Why is America so lawsuit crazy? Sociologists, economists, politicians, and lawyers each have their own theories. Our perception is that we have too many lawyers, too many laws, and too few judges with the courage or common sense to summarily throw out the blatantly frivolous lawsuits. We also have too many juries that don’t rule on the basis of liability. Their goal is to empty a defendant’s ‘deep pockets’ and redistribute the wealth.

There are also too many incentives to sue. For example, a punitive damage claim can enrich a plaintiff who has little or no actual damage with a multi-million-dollar windfall. Nor are there many reasons not to sue. It won’t cost a plaintiff a dime in legal fees because most lawyers work for a contingent fee.

There is much wrong with our legal system, but it is not only the system’s fault, as perverse as it is. The fault is chiefly that as a society we have become a nation of victims. When things go wrong – as they invariably do – we instinctively point blame elsewhere. The lawsuit is the natural consequence of this distorted national mindset.

Walter K. Olson’s The Litigation Explosion explains our litigation dilemma from a different perspective:

“The unleashing of litigation in its full fury has done cruel, grave harm and little lasting good.
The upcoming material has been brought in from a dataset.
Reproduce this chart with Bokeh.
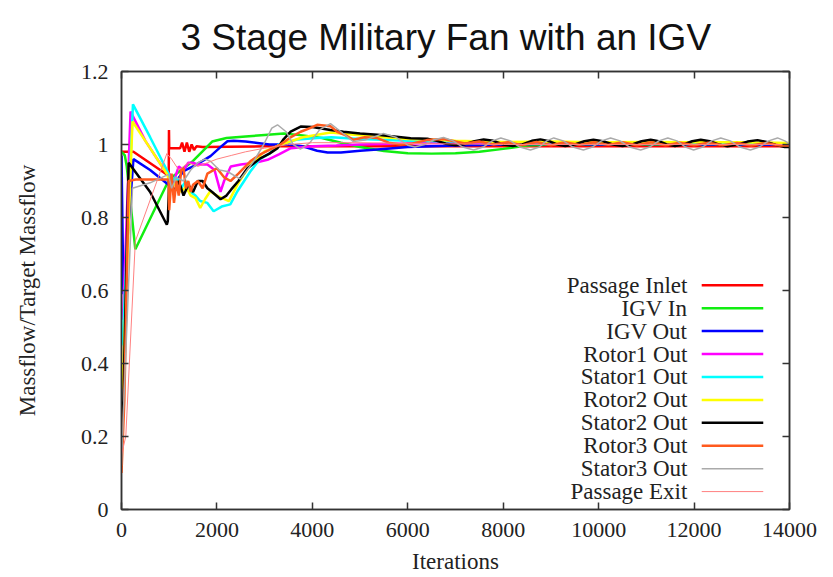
from bokeh.plotting import figure
from bokeh.models import Range1d, FixedTicker, LinearAxis, CustomJSTickFormatter
from bokeh.core.properties import value
from bokeh.embed import file_html
from bokeh.resources import INLINE

# ---------------- data ----------------
title_text = "3 Stage Military Fan with an IGV"
x_label = "Iterations"
y_label = "Massflow/Target Massflow"

x_ticks = [0, 2000, 4000, 6000, 8000, 10000, 12000, 14000]
x_tick_labels = ["0", "2000", "4000", "6000", "8000", "10000", "12000", "14000"]
y_ticks = [0, 0.2, 0.4, 0.6, 0.8, 1.0, 1.2]
y_tick_labels = ["0", "0.2", "0.4", "0.6", "0.8", "1", "1.2"]

series_names = ["Passage Inlet", "IGV In", "IGV Out", "Rotor1 Out", "Stator1 Out",
                "Rotor2 Out", "Stator2 Out", "Rotor3 Out", "Stator3 Out", "Passage Exit"]
series_colors = ["#ff0000", "#11ee11", "#0000ff", "#ff00ff", "#00ffff",
                 "#ffff00", "#000000", "#ff5a1e", "#aaaaaa", "#ff8080"]
series_widths = [2.5, 2.5, 2.5, 2.5, 2.5, 2.5, 2.5, 2.5, 1.5, 1.0]

passage_inlet_x = [0, 250, 980, 990, 995, 1000, 1150, 1230, 1270, 1320, 1370, 1420, 1470,
                   1520, 1570, 1700, 3000, 6000, 10000, 14000]
passage_inlet_y = [0.98, 0.98, 0.915, 0.915, 1.04, 0.99, 0.99, 0.99, 1.005, 0.98, 1.005, 0.98,
                   1.0, 0.985, 0.995, 0.993, 0.995, 0.995, 0.995, 0.995]

igv_in_x = [0, 70, 110, 290, 1000, 1500, 1900, 2200, 2600, 3000, 3400, 3800, 4200, 4600,
            5000, 5500, 6000, 6500, 7000, 7500, 8000, 8500, 9000, 10000, 12000, 14000]
igv_in_y = [0.98, 0.97, 0.94, 0.713, 0.905, 0.955, 1.008, 1.018, 1.022, 1.026, 1.03, 1.025,
            1.018, 1.005, 0.993, 0.982, 0.976, 0.975, 0.976, 0.98, 0.988, 0.997, 1.0, 1.0,
            1.0, 1.0]

igv_out_x = [0, 40, 250, 600, 985, 1150, 1300, 1500, 1700, 1865, 2050, 2220, 2350, 2600,
             2850, 3100, 3480, 3800, 4100, 4320, 4600, 5000, 5500, 6000, 7000, 8000, 9000,
             10000, 11000, 12000, 13000, 14000]
igv_out_y = [0.97, 0.59, 0.96, 0.93, 0.89, 0.9, 0.927, 0.94, 0.955, 0.968, 0.99, 1.009, 1.01,
             1.008, 1.004, 1.0, 1.0, 0.995, 0.983, 0.978, 0.978, 0.983, 0.988, 0.993, 0.997,
             1.0, 1.002, 1.0, 1.002, 1.0, 1.001, 0.998]

rotor1_out_x = [0, 40, 190, 500, 900, 1000, 1100, 1200, 1300, 1400, 1500, 1600, 1800, 1950,
                2075, 2150, 2290, 2500, 2800, 3060, 3300, 3550, 4000, 4500, 5000, 6000, 7000,
                8000, 9000, 10000, 11000, 12000, 13000, 14000]
rotor1_out_y = [0.52, 0.55, 1.09, 1.01, 0.93, 0.92, 0.9, 0.94, 0.93, 0.95, 0.95, 0.945, 0.945,
                0.93, 0.87, 0.9, 0.94, 0.945, 0.95, 0.958, 0.973, 0.99, 0.995, 0.997, 1.0,
                1.003, 1.005, 1.005, 1.005, 1.006, 1.005, 1.005, 1.005, 1.003]

stator1_out_x = [0, 40, 240, 600, 950, 1050, 1150, 1250, 1350, 1450, 1550, 1650, 1800, 1930,
                 2100, 2280, 2430, 2700, 2900, 3100, 3300, 3700, 4100, 4400, 5000, 6000, 7000,
                 8000, 9000, 10000, 11000, 12000, 13000, 14000]
stator1_out_y = [0.45, 0.5, 1.11, 1.02, 0.93, 0.9, 0.91, 0.88, 0.9, 0.87, 0.86, 0.845, 0.84,
                 0.817, 0.83, 0.836, 0.872, 0.926, 0.96, 0.975, 1.0, 1.014, 1.018, 1.02, 1.015,
                 1.01, 1.008, 1.006, 1.006, 1.006, 1.005, 1.005, 1.005, 1.003]

rotor2_out_x = [0, 40, 230, 600, 950, 1050, 1150, 1250, 1350, 1450, 1550, 1650, 1750, 1860,
                2000, 2100, 2250, 2430, 2700, 3000, 3350, 3800, 4380, 5000, 5500, 6000, 7000,
                8000, 9000, 10000, 11000, 12000, 13000, 14000]
rotor2_out_y = [0.33, 0.4, 1.063, 0.99, 0.92, 0.88, 0.9, 0.87, 0.885, 0.86, 0.853, 0.826, 0.85,
                0.872, 0.86, 0.854, 0.845, 0.89, 0.945, 0.981, 1.0, 1.02, 1.033, 1.025, 1.02,
                1.015, 1.01, 1.007, 1.008, 1.006, 1.007, 1.006, 1.006, 1.004]

stator2_out_x = [0, 40, 150, 600, 950, 970, 1000, 1100, 1200, 1300, 1400, 1500, 1600, 1700,
                 1800, 1900, 2075, 2200, 2300, 2450, 2640, 2910, 3100, 3270, 3400, 3545, 3755,
                 4000, 4380, 4650, 5000, 5360, 6060, 6410, 6610, 6800, 7000, 7200, 7400, 7590,
                 7790, 8000, 8200, 8400, 8600, 8780, 8960, 9130, 9300, 9500, 9700, 9890, 10090,
                 10300, 10500, 10700, 10900, 11090, 11260, 11430, 11600, 11780, 11960, 12140,
                 12330, 12510, 12700, 12910, 13120, 13330, 13520, 13710, 13900, 14000]
stator2_out_y = [0.22, 0.3, 0.95, 0.87, 0.78, 0.79, 0.9, 0.87, 0.9, 0.86, 0.89, 0.87, 0.9, 0.9,
                 0.88, 0.87, 0.85, 0.86, 0.877, 0.9, 0.935, 0.962, 0.975, 0.99, 1.015, 1.035,
                 1.049, 1.048, 1.04, 1.035, 1.03, 1.027, 1.017, 1.016, 1.01, 1.002, 0.998, 1.001,
                 1.009, 1.014, 1.01, 1.0, 0.996, 1.0, 1.01, 1.014, 1.009, 1.0, 0.996, 1.0, 1.009,
                 1.013, 1.009, 1.0, 0.996, 1.0, 1.009, 1.013, 1.009, 1.0, 0.996, 1.0, 1.009,
                 1.013, 1.009, 1.0, 0.995, 1.0, 1.008, 1.012, 1.007, 0.999, 0.993, 0.993]

rotor3_out_x = [0, 60, 150, 300, 985, 1000, 1050, 1100, 1150, 1200, 1250, 1300, 1350, 1400,
                1450, 1500, 1600, 1700, 1800, 2000, 2150, 2285, 2450, 2700, 2900, 3100, 3330,
                3550, 3755, 3950, 4100, 4380, 4520, 4700, 4860, 5100, 5350, 5600, 5850, 6100,
                6400, 6750, 7000, 7200, 7500, 7800, 8100, 8400, 8700, 9000, 9300, 9600, 9900,
                10200, 10500, 10800, 11100, 11400, 11700, 12000, 12300, 12600, 12900, 13200,
                13500, 13800, 14000]
rotor3_out_y = [0.1, 0.3, 0.9, 0.904, 0.904, 0.82, 0.92, 0.84, 0.9, 0.86, 0.93, 0.935, 0.88,
                0.9, 0.87, 0.89, 0.9, 0.88, 0.92, 0.935, 0.91, 0.9, 0.92, 0.954, 0.972, 0.985,
                1.0, 1.02, 1.035, 1.045, 1.054, 1.05, 1.035, 1.025, 1.013, 1.02, 1.018, 1.005,
                1.0, 1.003, 1.012, 1.015, 1.008, 1.003, 1.008, 1.0, 1.006, 0.998, 1.007, 0.998,
                1.006, 0.999, 1.006, 0.999, 1.006, 0.998, 1.006, 0.998, 1.005, 0.998, 1.005,
                0.998, 1.004, 0.997, 1.004, 0.997, 0.997]

stator3_out_x = [0, 50, 230, 600, 985, 1050, 1150, 1300, 1450, 1600, 1750, 1865, 2050, 2220,
                 2490, 2770, 2980, 3150, 3270, 3450, 3600, 3750, 3950, 4150, 4380, 4600, 4860,
                 5100, 5490, 5750, 6000, 6150, 6350, 6550, 6750, 6950, 7150, 7380, 7580, 7770,
                 7950, 8150, 8350, 8570, 8760, 8910, 9060, 9260, 9460, 9680, 9870, 10060, 10250,
                 10450, 10650, 10880, 11070, 11260, 11450, 11640, 11820, 11990, 12180, 12370,
                 12560, 12760, 12960, 13180, 13370, 13560, 13750, 13900, 14000]
stator3_out_y = [0.12, 0.3, 0.88, 0.895, 0.918, 0.88, 0.91, 0.9, 0.93, 0.95, 0.96, 0.954, 0.93,
                 0.926, 0.905, 0.954, 1.0, 1.045, 1.054, 1.035, 1.0, 0.987, 1.005, 1.04, 1.057,
                 1.035, 1.008, 1.012, 1.03, 1.02, 0.998, 0.993, 1.0, 1.013, 1.019, 1.01, 0.993,
                 0.985, 0.993, 1.01, 1.018, 1.01, 0.993, 0.985, 0.993, 1.01, 1.018, 1.01, 0.993,
                 0.985, 0.993, 1.01, 1.018, 1.01, 0.993, 0.985, 0.993, 1.01, 1.018, 1.01, 0.993,
                 0.985, 0.993, 1.01, 1.018, 1.01, 0.993, 0.985, 0.993, 1.01, 1.018, 1.01, 1.002]

passage_exit_x = [0, 90, 290, 950, 1050, 1200, 1400, 1600, 1800, 2000, 2300, 2600, 3000, 3500,
                  4000, 5000, 6000, 8000, 10000, 12000, 14000]
passage_exit_y = [0.15, 0.2, 0.735, 0.975, 0.96, 0.93, 0.95, 0.94, 0.95, 0.96, 0.97, 0.98, 0.99,
                  1.0, 1.005, 1.005, 1.003, 1.0, 1.0, 1.0, 1.0]

series_x = [passage_inlet_x, igv_in_x, igv_out_x, rotor1_out_x, stator1_out_x,
            rotor2_out_x, stator2_out_x, rotor3_out_x, stator3_out_x, passage_exit_x]
series_y = [passage_inlet_y, igv_in_y, igv_out_y, rotor1_out_y, stator1_out_y,
            rotor2_out_y, stator2_out_y, rotor3_out_y, stator3_out_y, passage_exit_y]

# ---------------- layout / style ----------------
SERIF = "Liberation Serif"
SANS = "Liberation Sans"
AX = "#333333"

p = figure(width=825, height=577, output_backend="svg", toolbar_location=None,
           x_range=Range1d(0, 14000), y_range=Range1d(0, 1.2),
           min_border_left=121, min_border_right=36, min_border_top=70, min_border_bottom=68)
p.title.text = title_text
p.title.align = "left"
p.title.offset = 59
p.title.text_font = SANS
p.title.text_font_size = "37px"
p.title.text_font_style = "normal"
p.title.text_color = "#111111"
p.title.standoff = 28
p.grid.visible = False
p.outline_line_color = AX
p.outline_line_width = 1.5
p.background_fill_color = "white"
p.border_fill_color = "white"

FMT_CODE = "const i = tk.findIndex(t => Math.abs(t - tick) < 1e-6); return i >= 0 ? lb[i] : '';"
xfmt = CustomJSTickFormatter(args=dict(tk=x_ticks, lb=x_tick_labels), code=FMT_CODE)
yfmt = CustomJSTickFormatter(args=dict(tk=y_ticks, lb=y_tick_labels), code=FMT_CODE)

xa = p.below[0]
ya = p.left[0]
xa.ticker = FixedTicker(ticks=x_ticks)
xa.formatter = xfmt
xa.axis_label = x_label
xa.major_label_standoff = 13
xa.axis_label_standoff = 9
ya.ticker = FixedTicker(ticks=y_ticks)
ya.formatter = yfmt
ya.axis_label = y_label
ya.major_label_standoff = 13
ya.axis_label_standoff = 38

top_axis = LinearAxis(ticker=FixedTicker(ticks=x_ticks), formatter=CustomJSTickFormatter(code="return '';"))
right_axis = LinearAxis(ticker=FixedTicker(ticks=y_ticks), formatter=CustomJSTickFormatter(code="return '';"))
for ax in (top_axis, right_axis):
    ax.major_label_standoff = 0
p.add_layout(top_axis, "above")
p.add_layout(right_axis, "right")

for ax in (xa, ya, top_axis, right_axis):
    ax.major_tick_in = 7
    ax.major_tick_out = 0
    ax.minor_tick_in = 0
    ax.minor_tick_out = 0
    ax.major_tick_line_color = AX
    ax.major_tick_line_width = 1.5
    ax.axis_line_color = AX
    ax.axis_line_width = 1.5
for ax in (xa, ya):
    ax.major_label_text_font = SERIF
    ax.major_label_text_font_size = "22px"
    ax.major_label_text_color = "#222222"
    ax.axis_label_text_font = SERIF
    ax.axis_label_text_font_size = "23px"
    ax.axis_label_text_font_style = "normal"
    ax.axis_label_text_color = "#222222"

# series
for xs, ys, c, w in zip(series_x, series_y, series_colors, series_widths):
    p.line(xs, ys, line_color=c, line_width=w)

# legend (label right-aligned, sample on the right), positions in data units
leg_text_x = 11860
leg_x0, leg_x1 = 12160, 13450
leg_top, leg_step = 0.6143, 0.0628
leg_y = [leg_top - i * leg_step for i in range(len(series_names))]
p.text(x=[leg_text_x] * len(series_names), y=leg_y, text=series_names,
       text_align="right", text_baseline="middle", text_font=value(SERIF),
       text_font_size="23px", text_color="#222222")
p.segment(x0=[leg_x0] * len(series_names), y0=leg_y, x1=[leg_x1] * len(series_names), y1=leg_y,
          line_color=series_colors, line_width=series_widths)

open("out.html", "w").write(file_html(p, INLINE))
It has helped sunder some of the most sensitive and profound relationships of human life: Between the parents who have nurtured a child; between the healing professions and those whose life and well-being are entrusted to their care. It clogs and jams the gears of commerce, sowing friction and distrust between the productive enterprises on which material progress depends and on all who buy their products, work at their plants and offices or join in their undertakings. It seizes on former love and intimacy as raw materials to be transmuted into hatred and estrangement. It exploits the bereavement that some day awaits the survivors of us all and turns it to an unending source of poisonous recrimination. It torments the provably innocent and rewards the palpably irresponsible. It devours hard-won savings and worsens every animosity of adverse society. It is the special American burden, the one feature hardly anyone admires of a society that is otherwise envied the world around.”